ABSTRACT

THE position of widows in many cultures is one of the saddest in society. The simple fact

that they were born women ensured their fate. The moment their husbands died, their

own function in life was regarded as ended. Often they were destroyed to accompany and

serve their dead spouses in the new life beyond death, as they had in his earthly life. In

pre-industrial societies, birth, marriage and death are seen as a natural, eternal cycle with

death as a happy inevitability, a step on the road to the next life. Life after death is the

reward for those who have completed their life cycle. Having married and raised children

to continue the family line, the death of the male head of the family is accepted with joy

and celebration by his family.

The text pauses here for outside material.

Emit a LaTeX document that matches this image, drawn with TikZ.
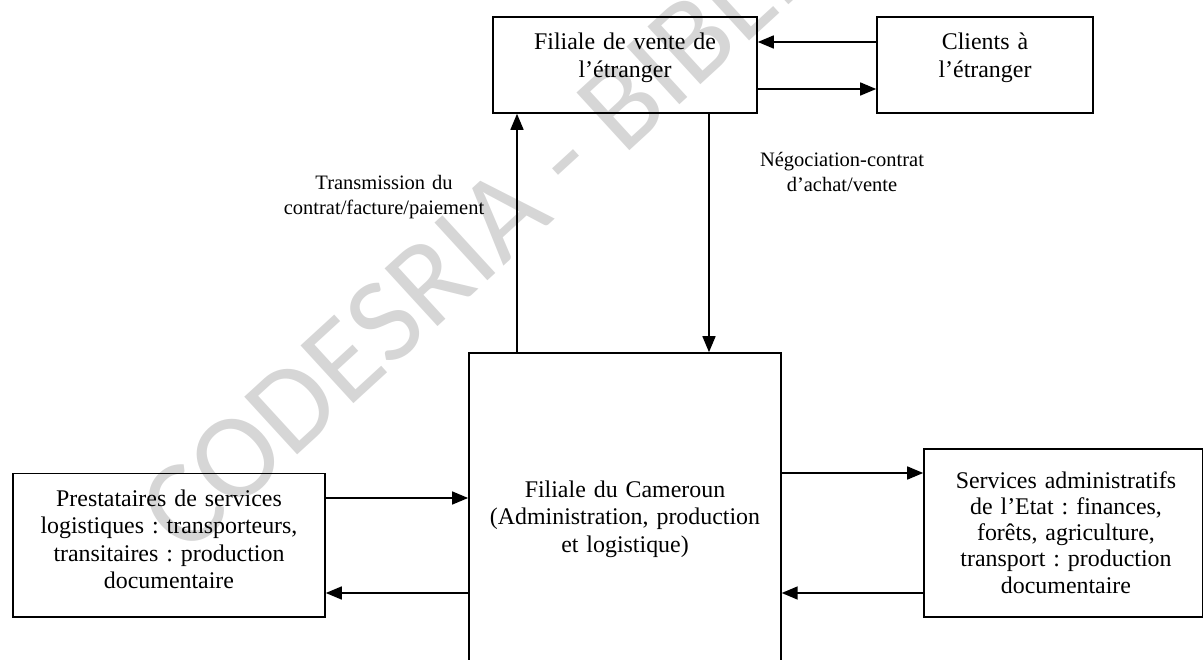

The soul needs only to be sent ritually on its way with the

necessities for a happy life beyond death, for tranquillity to be ensured. These necessities

consisted of food, drink, weapons, vehicles and the animals to draw them, and of course

his wife, wives and concubines. It was necessary to kill these women in order to place

them in the graves alongside the dead husband. Women accepted this as their natural end

and were brought up to believe that if they died with dignity they would bring credit upon

their own spirit and upon their families. Women who resisted this fate were killed anyway

because there was no social rôle left for a wife after her husband’s death. Her sole

function in life was to give birth to his children, to rear them and to cater to her husband’s

physical and material needs. Her sexuality belonged to him and to his family line.

Without her husband she became unnecessary and therefore a social outcast.